Don Mannino 74473.624@CompuServe.COM
Mon, 17 Jun 1996 10:56:06 -0400 (EDT)

David Sanderson Wrote:

>>Well Keith, this is a different approach!  The cure always reveals the cause,
if we can properly analyze.  What occurred when the upward pressure was
introduced? More down bearing, crisper termination point, more crown,
anything else? Well yes, increased amplification transferred through the back
posts via this screw. . . . .<<

Watch that word - amplification. Just one of my little pet peeves -
amplification is not properly defined as making something louder. Amplification
means that something is added to the original to expand on it or make it larger.
The key is that something is added to something else to make the final result
larger. In the case of an audio power amplifier, energy is transferred from the
power supply into the output circuits.  In the case of the piano, there is no
other energy source than the pianist.

In the above topic, one should think more in terms of matching impedance.
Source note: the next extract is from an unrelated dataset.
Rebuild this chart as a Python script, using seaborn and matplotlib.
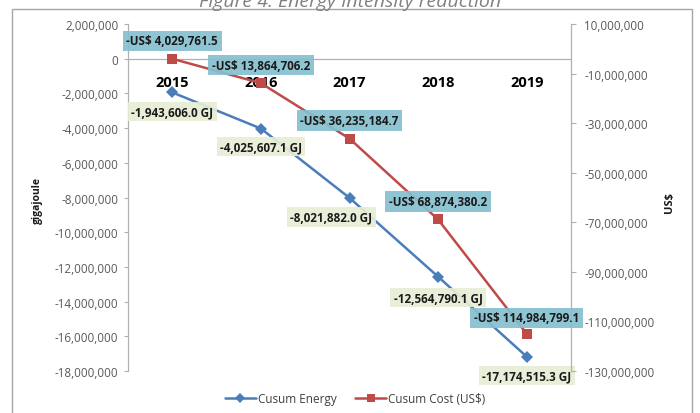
import matplotlib
matplotlib.use("Agg")
import matplotlib.pyplot as plt
import seaborn as sns
import pandas as pd
from matplotlib.lines import Line2D
from matplotlib.patches import Rectangle
from matplotlib.ticker import StrMethodFormatter

# ---- data ----
years = ["2015", "2016", "2017", "2018", "2019"]
cusum_energy = [-1943606.0, -4025607.1, -8021882.0, -12564790.1, -17174515.3]
cusum_cost = [-4029761.5, -13864706.2, -36235184.7, -68874380.2, -114984799.1]
left_ticks = [2000000, 0, -2000000, -4000000, -6000000, -8000000, -10000000,
              -12000000, -14000000, -16000000, -18000000]
right_ticks = [10000000, -10000000, -30000000, -50000000, -70000000,
               -90000000, -110000000, -130000000]
series_names = ["Cusum Energy", "Cusum Cost (US$)"]

sns.set_style("white")
plt.rcParams["font.family"] = ["Open Sans", "DejaVu Sans"]
plt.rcParams["axes.unicode_minus"] = False

BLUE = "#4A7EBB"
RED = "#BE4B48"
GRAY = "#595959"
AXC = "#b0b0b0"

df = pd.DataFrame({"pos": range(len(years)), "year": years,
                   "energy": cusum_energy, "cost": cusum_cost})

W, H = 700, 414
fig = plt.figure(figsize=(7, 4.14), dpi=100)
ax = fig.add_axes([128 / W, 1 - 372 / H, (571 - 128) / W, (372 - 25) / H])
ax2 = ax.twinx()

sns.lineplot(data=df, x="pos", y="energy", ax=ax, color=BLUE, marker="D",
             markersize=6.5, markeredgewidth=0, linewidth=1.8, zorder=3)
sns.lineplot(data=df, x="pos", y="cost", ax=ax2, color=RED, marker="s",
             markersize=7.5, markeredgewidth=0, linewidth=1.8, zorder=3)

ax.set_xlim(-0.5, len(years) - 0.5)
ax.set_ylim(left_ticks[-1], left_ticks[0])
ax2.set_ylim(right_ticks[-1], right_ticks[0])

# left axis
ax.set_yticks(left_ticks)
ax.yaxis.set_major_formatter(StrMethodFormatter("{x:,.0f}"))
ax.tick_params(axis="y", direction="out", length=3, width=0.8, color=AXC,
               labelsize=8.4, labelcolor=GRAY, pad=4)
# category axis at zero
ax.spines["bottom"].set_position(("data", 0))
ax.set_xticks(range(len(years)), labels=years)
ax.set_xticks([i + 0.5 for i in range(len(years) - 1)], minor=True)
ax.tick_params(axis="x", which="major", length=0, pad=12, labelsize=10.5,
               labelcolor="black")
ax.tick_params(axis="x", which="minor", direction="in", length=3.5,
               width=0.8, color=AXC)
for t in ax.get_xticklabels():
    t.set_fontweight("bold")
for s in ["top", "right"]:
    ax.spines[s].set_visible(False)
for s in ["left", "bottom"]:
    ax.spines[s].set_color(AXC)
    ax.spines[s].set_linewidth(0.9)
ax.set_xlabel("")
ax.set_ylabel("")

# right axis
ax2.set_yticks(right_ticks)
ax2.yaxis.set_major_formatter(StrMethodFormatter("{x:,.0f}"))
ax2.tick_params(axis="y", direction="out", length=3.5, width=0.8, color=AXC,
                labelsize=8.4, labelcolor=GRAY, pad=6)
for s in ["top", "left", "bottom"]:
    ax2.spines[s].set_visible(False)
ax2.spines["right"].set_color(AXC)
ax2.spines["right"].set_linewidth(0.9)
ax2.set_ylabel("")

for a in (ax, ax2):
    lg = a.get_legend()
    if lg is not None:
        lg.remove()

# data labels
px = 0.72  # points per pixel at 100 dpi
energy_dx = [0, 0, -18, 0, 0]
energy_dy = [-19, -18, -19, -21, -19]
cost_dy = [18, 18, 18, 18, 16]
for i, v in enumerate(cusum_energy):
    ax.annotate(f"{v:,.1f} GJ", (i, v),
                xytext=(energy_dx[i] * px, energy_dy[i] * px),
                textcoords="offset points", ha="center", va="center",
                fontsize=8.4, fontweight="bold", color="#1a1a1a", zorder=5,
                bbox=dict(boxstyle="square,pad=0.28", fc="#E6EDD5", ec="none",
                          alpha=0.92))
for i, v in enumerate(cusum_cost):
    ax2.annotate(f"-US$ {abs(v):,.1f}", (i, v),
                 xytext=(0, cost_dy[i] * px), textcoords="offset points",
                 ha="center", va="center", fontsize=8.4, fontweight="bold",
                 color="#1a1a1a", zorder=5,
                 bbox=dict(boxstyle="square,pad=0.32", fc="#86BFCF", ec="none",
                           alpha=0.92))

# axis titles
fig.text(37 / W, 1 - 201 / H, "gigajoule", rotation=90, ha="center",
         va="center", fontsize=7.5, fontweight="bold", color="#1a1a1a")
fig.text(670 / W, 1 - 203 / H, "US$", rotation=90, ha="center",
         va="center", fontsize=8, fontweight="bold", color="#1a1a1a")

# title (cut off at the top, as in the reference)
fig.text(0.5, 1 - 7 / H, "Figure 4. Energy Intensity reduction", ha="center",
         va="baseline", fontsize=14, style="italic", color="#808080")

# frame
fig.patches.append(Rectangle((12 / W, -0.05), (692 - 12) / W,
                             1.05 - 10 / H, transform=fig.transFigure,
                             fill=False, ec="#a6a6a6", lw=1.0, zorder=0))
handles = [
    Line2D([], [], color=BLUE, marker="D", markersize=5, markeredgewidth=0,
           linewidth=1.8),
    Line2D([], [], color=RED, marker="s", markersize=6, markeredgewidth=0,
           linewidth=1.8),
]
fig.legend(handles, series_names, loc="center",
           bbox_to_anchor=(355 / W, 1 - 400 / H), ncol=2, frameon=False,
           fontsize=8.5, handlelength=2.6, handletextpad=0.15,
           columnspacing=1.6, labelcolor="#404040")

fig.savefig("out.png", dpi=100)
When:
1. The soundboard impedance in a particular area matches the energy level (mass
and amplitude) and frequency of the string motion, and:
2. There is good energy transfer (clean, tight string to bridge contact,
sufficient bearing, etc.)

Then the system works efficiently and more volume is produced. Adding stiffness
(screw to the back post) is usually the opposite of adding mass (key weights in
the bridge), and so it isn't likely that both would produce the same results in
one situation.  Come to think of it though, the weights should both lower the
resonant frequency of the system while possibly increasing the impedance.  I'm
not quite well versed enough in these things to know for sure. Need one of the
resident engineering types to jump in here.

Rescaling can also adjust the impedance match by adjusting the string energy
level and the stiffness of the soundboard system through increased bearing

Hope these stray thoughts are germain.